A fama fez com que o jogador fosse sequestrado em 1963, na Venezuela, pelo grupo Força Armada da Libertação Nacional venezuelana (FALN). Quase três dias depois, o craque foi libertado, sem o pagamento de resgate, numa ação que serviu para os sequestradores denunciassem para o mundo o regime do então presidente venezuelano Pérez Jiménez.

O craque, aos 38, deixaria o Real Madrid, em 1964, após uma série de desentendimentos e por não aceitar ficar na reserva, foi jogar no Espanyol, de Barcelona, onde encerrou a carreira profissionalmente dois anos depois.

Mesmo sendo um dos maiores craques da história do futebol, Di Stéfano nunca jogou uma partida em Copas do Mundo, mesmo tendo em três seleções diferentes: Argentina, onde conquistou o título do Sul-americano (atual Copa América) de 1947, Colômbia e Espanha.
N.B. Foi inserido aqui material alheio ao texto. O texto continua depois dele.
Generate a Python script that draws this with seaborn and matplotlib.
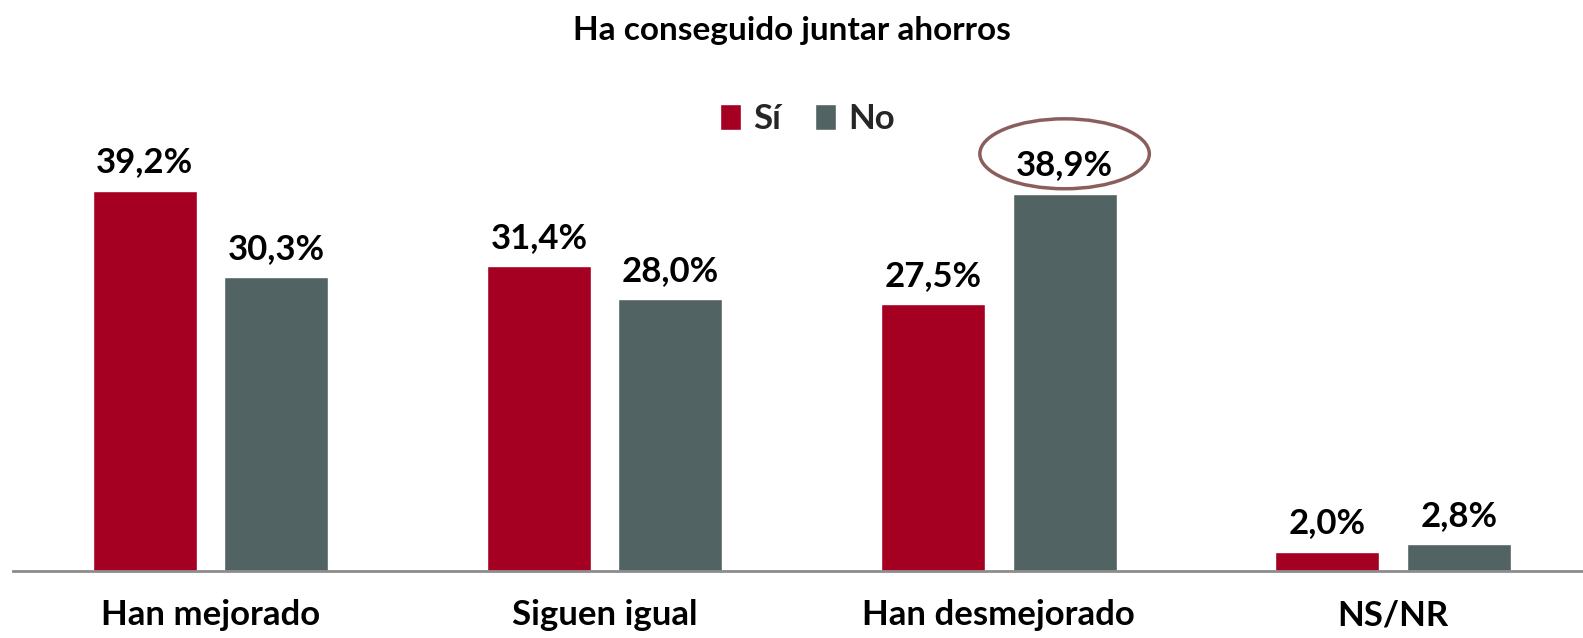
import numpy as np
import pandas as pd
import matplotlib
matplotlib.use("Agg")
import matplotlib.pyplot as plt
import seaborn as sns
from matplotlib.patches import Ellipse

# ─── Data ────────────────────────────────────────────────────────────────────
categories = ["Han mejorado", "Siguen igual", "Han desmejorado", "NS/NR"]
si_values  = [39.2, 31.4, 27.5, 2.0]
no_values  = [30.3, 28.0, 38.9, 2.8]
series     = ["Sí", "No"]

TITLE   = "Ha conseguido juntar ahorros"
COLORS  = {"Sí": "#A50021", "No": "#526363"}
HILITE  = ("Han desmejorado", "No")   # circled label

df = pd.DataFrame({
    "categoria": categories * 2,
    "serie":     ["Sí"] * len(categories) + ["No"] * len(categories),
    "valor":     si_values + no_values,
})

# ─── Style ───────────────────────────────────────────────────────────────────
sns.set_theme(style="white")
plt.rcParams["font.family"] = ["Lato", "DejaVu Sans"]
FS = 25

fig = plt.figure(figsize=(15.83, 6.38), dpi=100)
ax = fig.add_axes([0.0085, 0.1044, 0.9915, 0.685])

sns.barplot(data=df, x="categoria", y="valor", hue="serie",
            hue_order=series, order=categories, palette=COLORS,
            width=0.667, gap=0.21, saturation=1, ax=ax)

ax.set_xlim(-0.5, 3.482)
ax.set_ylim(0, 45)

# ─── Value labels ────────────────────────────────────────────────────────────
for container, name in zip(ax.containers, series):
    for bar, cat, val in zip(container, categories, df[df.serie == name].valor):
        x = bar.get_x() + bar.get_width() / 2
        ax.annotate(f"{val:.1f}".replace(".", ",") + "%",
                    (x, bar.get_height()), xytext=(0, 9),
                    textcoords="offset points", ha="center", va="bottom",
                    fontsize=FS, fontweight="bold", color="black")
        if (cat, name) == HILITE:
            ell = Ellipse((x, val + 4.1), width=0.43, height=7.2,
                          fill=False, edgecolor="#8B5E5E", linewidth=2.5,
                          clip_on=False)
            ax.add_patch(ell)

# ─── Axes cosmetics ──────────────────────────────────────────────────────────
sns.despine(ax=ax, left=True, top=True, right=True)
ax.spines["bottom"].set_color("#8C8C8C")
ax.spines["bottom"].set_linewidth(2)
ax.set_yticks([])
ax.set_xlabel("")
ax.set_ylabel("")
ax.tick_params(axis="x", length=0, pad=20)
for lbl in ax.get_xticklabels():
    lbl.set_fontsize(FS)
    lbl.set_fontweight("bold")
    lbl.set_color("black")

ax.legend(loc="center", bbox_to_anchor=(0.51, 0.813),
          bbox_transform=fig.transFigure, ncol=2, frameon=False,
          handlelength=0.6, handleheight=0.75,
          handletextpad=0.35, columnspacing=1.0,
          prop={"weight": "bold", "size": FS})

fig.text(0.5, 0.9525, TITLE, ha="center", va="center",
         fontsize=24, fontweight="bold", color="black")

fig.savefig("out.png", dpi=100)
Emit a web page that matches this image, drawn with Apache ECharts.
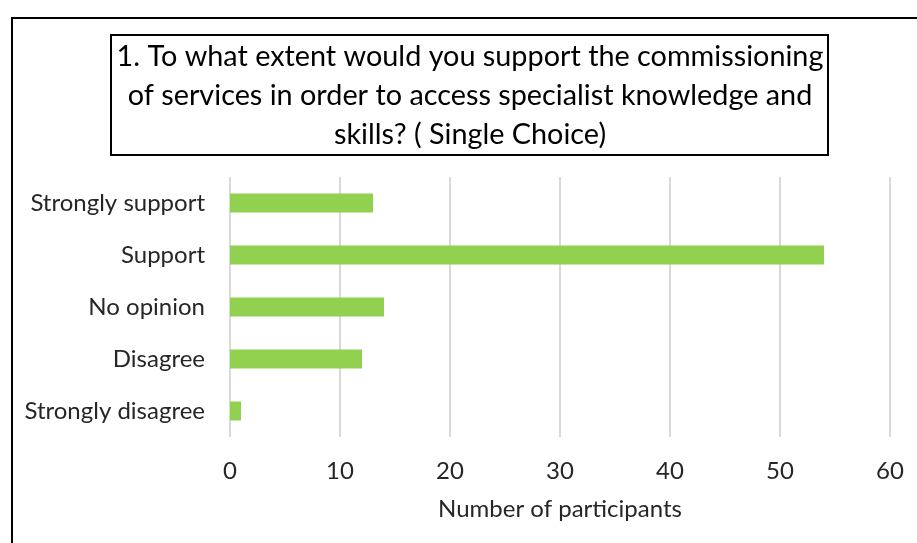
<!DOCTYPE html>
<html>
<head>
<meta charset="utf-8">
<script src="https://cdn.jsdelivr.net/npm/echarts@6/dist/echarts.min.js"></script>
<style>
  html, body { margin: 0; padding: 0; background: #fff; }
  #chart { width: 917px; height: 543px; }
</style>
</head>
<body>
<div id="chart"></div>
<script>
// Survey responses, top to bottom
const categories = ['Strongly support', 'Support', 'No opinion', 'Disagree', 'Strongly disagree'];
const participants = [13, 54, 14, 12, 1];
const titleLines = [
  '1. To what extent would you support the commissioning',
  'of services in order to access specialist knowledge and',
  'skills? ( Single Choice)'
];
const axisTitle = 'Number of participants';

const FONT = 'Lato, "Open Sans", sans-serif';
const TEXT = '#262626';

const chart = echarts.init(document.getElementById('chart'));
chart.setOption({
  backgroundColor: '#fff',
  animation: false,
  graphic: [
    {
      type: 'rect',
      shape: { x: 12, y: 18, width: 1000, height: 600 },
      style: { fill: 'none', stroke: '#000', lineWidth: 2 },
      silent: true
    },
    {
      type: 'rect',
      shape: { x: 111, y: 35, width: 717, height: 120 },
      style: { fill: '#fff', stroke: '#000', lineWidth: 2 },
      silent: true
    },
    {
      type: 'text',
      x: 470,
      y: 96,
      style: {
        text: titleLines.join('\n'),
        font: '28.8px ' + FONT,
        fill: '#000',
        align: 'center',
        verticalAlign: 'middle',
        lineHeight: 39
      },
      silent: true
    }
  ],
  grid: { left: 230, right: 27, top: 177, bottom: 106, containLabel: false },
  xAxis: {
    type: 'value',
    min: 0,
    max: 60,
    interval: 10,
    axisLine: { show: false },
    axisTick: { show: false },
    splitLine: { show: true, lineStyle: { color: '#d9d9d9', width: 2 } },
    axisLabel: { color: TEXT, fontFamily: FONT, fontSize: 24, margin: 22 },
    name: axisTitle,
    nameLocation: 'middle',
    nameGap: 60,
    nameTextStyle: { color: TEXT, fontFamily: FONT, fontSize: 24 }
  },
  yAxis: {
    type: 'category',
    data: categories,
    inverse: true,
    axisLine: { show: false },
    axisTick: { show: false },
    splitLine: { show: false },
    axisLabel: { color: TEXT, fontFamily: FONT, fontSize: 24, margin: 25 }
  },
  series: [{
    type: 'bar',
    data: participants,
    barWidth: 19,
    itemStyle: { color: '#92d050' },
    silent: true
  }]
});
</script>
</body>
</html>
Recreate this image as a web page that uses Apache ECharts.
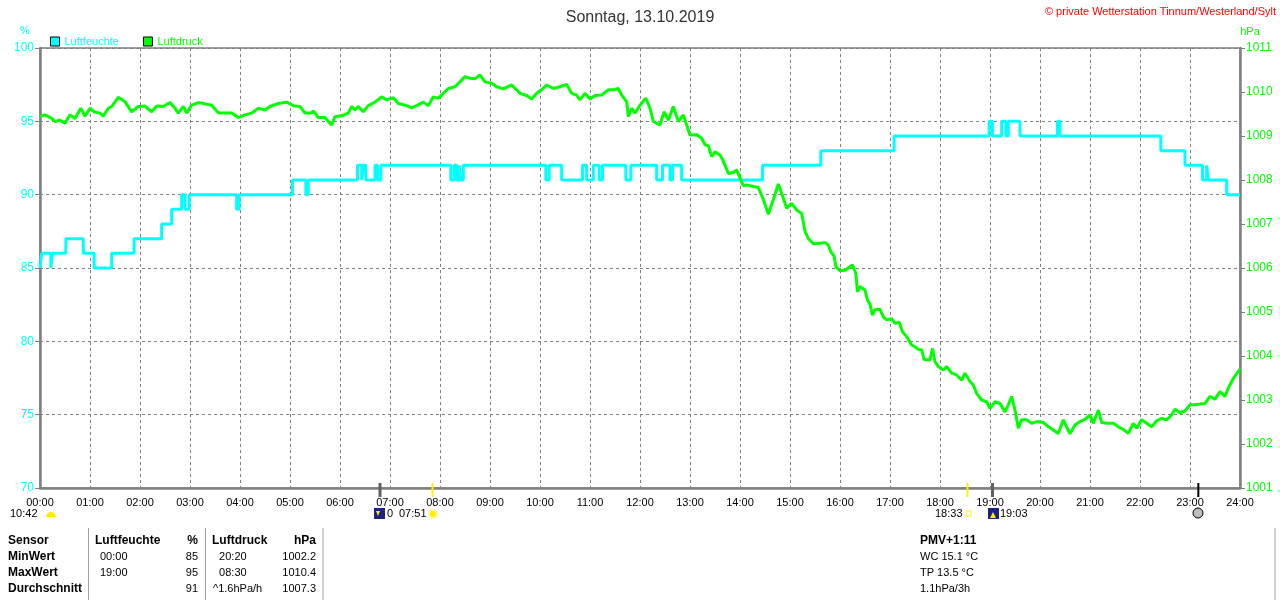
<!DOCTYPE html>
<html><head><meta charset="utf-8">
<script src="https://cdn.jsdelivr.net/npm/echarts@6/dist/echarts.min.js"></script>
<style>html,body{margin:0;padding:0;background:#fff}#c{width:1280px;height:600px}</style>
</head><body><div id="c"></div>
<script>
// time in minutes since 00:00, value
const humidity = [[0,85],[2,86],[13,85],[15,86],[31,87],[52,86],[65,85],[86,86],[113,87],[146,88],[158,89],[170,90],[174,89],[179,90],[236,89],[239,90],[303,91],[319,90],[322,91],[381,92],[386,91],[388,92],[391,91],[402,92],[405,91],[409,92],[493,91],[497,92],[500,91],[503,92],[505,91],[508,92],[607,91],[611,92],[626,91],[651,92],[656,91],[664,92],[671,91],[675,92],[703,91],[709,92],[740,91],[747,92],[756,91],[759,92],[770,91],[867,92],[937,93],[1025,94],[1139,95],[1143,94],[1154,95],[1159,94],[1162,95],[1176,94],[1221,95],[1224,94],[1345,93],[1374,92],[1395,91],[1400,92],[1402,91],[1424,90],[1440,90]];

const pressure = [[0,1009.45],[6,1009.48],[14,1009.40],[18,1009.33],[24,1009.36],[30,1009.29],[36,1009.48],[42,1009.40],[49,1009.63],[54,1009.45],[60,1009.63],[66,1009.54],[72,1009.52],[76,1009.45],[82,1009.63],[86,1009.67],[94,1009.88],[102,1009.78],[110,1009.55],[118,1009.67],[126,1009.68],[134,1009.55],[140,1009.68],[148,1009.67],[156,1009.76],[162,1009.63],[166,1009.52],[172,1009.67],[176,1009.52],[182,1009.70],[190,1009.76],[198,1009.73],[206,1009.70],[214,1009.53],[222,1009.52],[230,1009.52],[238,1009.42],[246,1009.48],[254,1009.52],[262,1009.63],[270,1009.59],[276,1009.67],[286,1009.74],
[296,1009.77],[304,1009.69],[312,1009.67],[318,1009.52],[326,1009.52],[328,1009.57],[334,1009.42],[342,1009.42],[346,1009.33],[350,1009.25],[354,1009.44],[362,1009.46],[370,1009.52],[374,1009.67],[378,1009.59],[382,1009.67],[388,1009.55],[394,1009.69],[402,1009.77],[410,1009.89],[416,1009.82],[424,1009.87],[430,1009.74],[440,1009.69],[446,1009.64],[452,1009.69],[460,1009.77],[466,1009.69],[472,1009.89],[478,1009.86],[484,1009.97],[490,1010.08],[498,1010.12],[504,1010.23],[510,1010.35],[516,1010.31],[522,1010.30],[528,1010.39],[534,1010.23],[542,1010.20],[548,1010.12],[556,1010.07],[566,1010.16],[572,1010.05],
[576,1009.97],[584,1009.92],[590,1009.84],[596,1009.97],[602,1010.05],[608,1010.16],[616,1010.08],[624,1010.12],[632,1010.17],[638,1009.97],[644,1009.93],[648,1009.82],[654,1009.97],[660,1009.84],[666,1009.92],[674,1009.93],[682,1010.05],[688,1010.05],[694,1010.08],[698,1009.93],[704,1009.78],[706,1009.44],[710,1009.63],[714,1009.52],[720,1009.70],[727,1009.86],[732,1009.63],[736,1009.33],[744,1009.25],[749,1009.55],[754,1009.36],[760,1009.67],[766,1009.33],[772,1009.48],[776,1009.25],[780,1009.02],[788,1009.03],[794,1008.95],[798,1008.80],[802,1008.78],[806,1008.53],[810,1008.64],[816,1008.57],[820,1008.43],[826,1008.15],[832,1008.17],[836,1008.23],[840,1008.05],[844,1007.87],[848,1007.89],[856,1007.85],[862,1007.83],[868,1007.56],[874,1007.22],
[880,1007.55],[886,1007.91],[890,1007.70],[896,1007.36],[902,1007.47],[908,1007.32],[914,1007.24],
[918,1006.84],[922,1006.67],[928,1006.55],[936,1006.56],[942,1006.58],[946,1006.52],[949,1006.37],[953,1006.27],[955,1006.03],[960,1005.94],[966,1005.95],[972,1006.03],[975,1006.07],[979,1005.88],[981,1005.46],[984,1005.58],[990,1005.50],[993,1005.27],[996,1005.18],[999,1004.93],[1002,1005.05],[1008,1005.06],[1012,1004.89],[1016,1004.82],[1022,1004.85],[1026,1004.74],[1031,1004.77],[1035,1004.55],[1040,1004.44],[1046,1004.25],[1050,1004.21],[1054,1004.15],[1058,1004.14],[1061,1003.92],[1068,1003.91],[1071,1004.17],[1074,1003.87],[1078,1003.76],[1084,1003.68],[1088,1003.76],[1094,1003.61],[1100,1003.57],[1106,1003.45],[1110,1003.61],[1116,1003.42],[1120,1003.34],[1124,1003.15],[1130,1003.00],[1136,1002.96],[1140,1002.81],[1146,1002.96],
[1152,1002.92],[1158,1002.73],[1162,1002.89],[1166,1003.08],[1170,1002.77],[1174,1002.36],[1178,1002.55],[1184,1002.55],[1190,1002.47],[1196,1002.51],[1204,1002.49],[1210,1002.39],[1216,1002.32],[1222,1002.24],[1228,1002.55],[1232,1002.39],[1236,1002.23],[1242,1002.43],[1248,1002.51],[1254,1002.56],[1260,1002.66],[1264,1002.47],[1270,1002.77],[1274,1002.49],[1280,1002.47],[1288,1002.47],[1294,1002.39],[1300,1002.33],[1306,1002.24],[1312,1002.47],[1316,1002.36],[1322,1002.55],[1328,1002.47],[1334,1002.39],[1340,1002.53],[1346,1002.58],[1352,1002.55],[1358,1002.66],[1362,1002.79],[1368,1002.71],[1374,1002.75],[1380,1002.89],[1386,1002.89],[1392,1002.91],[1398,1002.92],[1404,1003.08],[1410,1003.02],[1416,1003.19],[1422,1003.08],[1426,1003.27],[1432,1003.49],[1440,1003.70]];

// sun / moon markers on time axis (minutes) and colours
const markerTimes = [408, 471, 1113, 1143, 1390];
const markerColors = ['#606060', '#ffee00', '#ffee00', '#606060', '#000000'];

// summary table
const tableRows = ['Sensor', 'MinWert', 'MaxWert', 'Durchschnitt'];
const humTimes = ['Luftfeuchte', '00:00', '19:00', ''];
const humVals = ['%', '85', '95', '91'];
const presTimes = ['Luftdruck', '  20:20', '  08:30', '^1.6hPa/h'];
const presVals = ['hPa', '1002.2', '1010.4', '1007.3'];
const extraInfo = ['PMV+1:11', 'WC 15.1 °C', 'TP 13.5 °C', '1.1hPa/3h'];

const CYAN = '#00ffff', GREEN = '#00ff00', GRAY = '#808080';
const FONT = 'Liberation Sans, Arial, sans-serif';

const chart = echarts.init(document.getElementById('c'));
const fmt = v => String(Math.floor(v / 60)).padStart(2, '0') + ':' + String(v % 60).padStart(2, '0');

chart.setOption({
  animation: false,
  textStyle: { fontFamily: FONT },
  title: { text: 'Sonntag, 13.10.2019', left: 'center', top: 5,
    textStyle: { fontSize: 16, fontWeight: 'normal', color: '#333', fontFamily: FONT } },
  legend: {
    left: 45, top: 31, itemWidth: 9, itemHeight: 9, itemGap: 24, icon: 'rect',
    textStyle: { fontSize: 11, fontFamily: FONT },
    data: [
      { name: 'Luftfeuchte', textStyle: { color: CYAN }, itemStyle: { borderColor: '#000', borderWidth: 1 } },
      { name: 'Luftdruck', textStyle: { color: GREEN }, itemStyle: { borderColor: '#000', borderWidth: 1 } }
    ]
  },
  grid: { left: 40, right: 40, top: 48, bottom: 112, show: true, borderColor: GRAY, borderWidth: 1.5 },
  xAxis: {
    type: 'value', min: 0, max: 1440, interval: 60,
    axisLine: { show: true, lineStyle: { color: GRAY, width: 2.5 } },
    axisTick: { show: false },
    axisLabel: { formatter: fmt, color: '#000', fontSize: 11, margin: 9, fontFamily: FONT },
    splitLine: { show: true, lineStyle: { color: GRAY, type: [3, 3], width: 1 } }
  },
  yAxis: [
    { type: 'value', min: 70, max: 100, interval: 5, position: 'left',
      axisLine: { show: true, lineStyle: { color: GRAY, width: 2.5 } },
      axisTick: { show: true, length: 5, lineStyle: { color: GRAY } },
      axisLabel: { color: CYAN, fontSize: 12, margin: 6, fontFamily: FONT, formatter: v => String(v) },
      splitLine: { show: true, lineStyle: { color: GRAY, type: [3, 3], width: 1 } } },
    { type: 'value', min: 1001, max: 1011, interval: 1, position: 'right',
      axisLine: { show: true, lineStyle: { color: GRAY, width: 2.5 } },
      axisTick: { show: true, length: 5, lineStyle: { color: GRAY } },
      axisLabel: { color: GREEN, fontSize: 12, margin: 6, fontFamily: FONT, formatter: v => String(v) },
      splitLine: { show: false } }
  ],
  series: [
    { name: 'Luftfeuchte', type: 'line', step: 'end', yAxisIndex: 0, data: humidity,
      showSymbol: false, color: CYAN, lineStyle: { color: CYAN, width: 3 }, z: 3 },
    { name: 'Luftdruck', type: 'line', yAxisIndex: 1, data: pressure,
      showSymbol: false, color: GREEN, lineStyle: { color: GREEN, width: 3 }, z: 4 }
  ]
});

// decorations
const g = [];
const txt = (x, y, s, opt = {}) => g.push({ type: 'text', x, y, silent: true,
  style: Object.assign({ text: s, fill: '#000', font: (opt.bold ? 'bold ' : '') + (opt.size || 11) + 'px ' + FONT,
    textAlign: opt.align || 'left', textVerticalAlign: 'middle' }, opt.style || {}) });

txt(1276, 12, '© private Wetterstation Tinnum/Westerland/Sylt', { align: 'right', style: { fill: '#ff0000' } });
txt(25, 31, '%', { align: 'center', style: { fill: CYAN } });
txt(1250, 32, 'hPa', { align: 'center', style: { fill: GREEN } });

// markers on axis
const y0 = chart.convertToPixel({ yAxisIndex: 0 }, 70);
markerTimes.forEach((t, i) => {
  const x = chart.convertToPixel({ xAxisIndex: 0 }, t);
  g.push({ type: 'line', silent: true, z: 10, shape: { x1: x, y1: y0 - 5, x2: x, y2: y0 + 9 },
    style: { stroke: markerColors[i], lineWidth: i === 0 || i === 3 ? 3 : 2 } });
});

// sun/moon labels
txt(10, 514, '10:42');
g.push({ type: 'sector', silent: true, shape: { cx: 51, cy: 517, r: 5, r0: 0, startAngle: Math.PI, endAngle: 2 * Math.PI }, style: { fill: '#ffee00' } });
g.push({ type: 'rect', silent: true, shape: { x: 374, y: 508, width: 11, height: 11 }, style: { fill: '#1a237e' } });
g.push({ type: 'polygon', silent: true, shape: { points: [[376, 511], [380, 511], [378, 516]] }, style: { fill: '#ffee00' } });
txt(387, 514, '0');
txt(399, 514, '07:51');
g.push({ type: 'circle', silent: true, shape: { cx: 433, cy: 514, r: 4 }, style: { fill: '#ffee00', stroke: '#fff7a0', lineWidth: 2 } });
txt(935, 514, '18:33');
g.push({ type: 'rect', silent: true, shape: { x: 966, y: 511, width: 5, height: 5 }, style: { fill: '#fff', stroke: '#ffee00', lineWidth: 1 } });
g.push({ type: 'rect', silent: true, shape: { x: 988, y: 508, width: 11, height: 11 }, style: { fill: '#1a237e' } });
g.push({ type: 'polygon', silent: true, shape: { points: [[993, 512], [996, 518], [990, 518]] }, style: { fill: '#ffee00' } });
txt(1000, 514, '19:03');
g.push({ type: 'circle', silent: true, shape: { cx: 1198, cy: 513, r: 5 }, style: { fill: '#bdbdbd', stroke: '#000', lineWidth: 1 } });

// table separators
[88.5, 205.5, 323, 1275].forEach(x => g.push({ type: 'line', silent: true,
  shape: { x1: x, y1: 528, x2: x, y2: 600 }, style: { stroke: '#a0a0a0', lineWidth: 1 } }));

const rowY = [541, 557, 573, 589];
rowY.forEach((y, i) => {
  txt(8, y, tableRows[i], { bold: true, size: 12 });
  txt(i === 0 ? 95 : 100, y, humTimes[i], { bold: i === 0, size: i === 0 ? 12 : 11 });
  txt(198, y, humVals[i], { bold: i === 0, size: i === 0 ? 12 : 11, align: 'right' });
  txt(i === 0 ? 212 : 213, y, presTimes[i], { bold: i === 0, size: i === 0 ? 12 : 11 });
  txt(316, y, presVals[i], { bold: i === 0, size: i === 0 ? 12 : 11, align: 'right' });
  txt(920, y, extraInfo[i], { bold: i === 0, size: i === 0 ? 12 : 11 });
});

chart.setOption({ graphic: g });
</script>
</body></html>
Ajudou a Espanha se classificar para a Copa do Mundo de 1962, disputado no Chile, mas contundido, mesmo estando entre os 22 convocados, não entrou em campo.

Depois de encerrar a carreira, Di Stéfano foi técnico de várias equipes inclusive do Real Madrid e conquistou títulos, inclusive com os grandes clubes argentinos: River Plate e o Boca Juniors. Mesmo com problemas de saúde, em 2005, já tinha sofrido um infarto, o jogador sempre acompanhava o Real Madrid.

Por tudo fez nos gramados, agora chegou a vez dos fãs de futebol homenagearem a Di Stéfano com um: “gracias, viejo!”.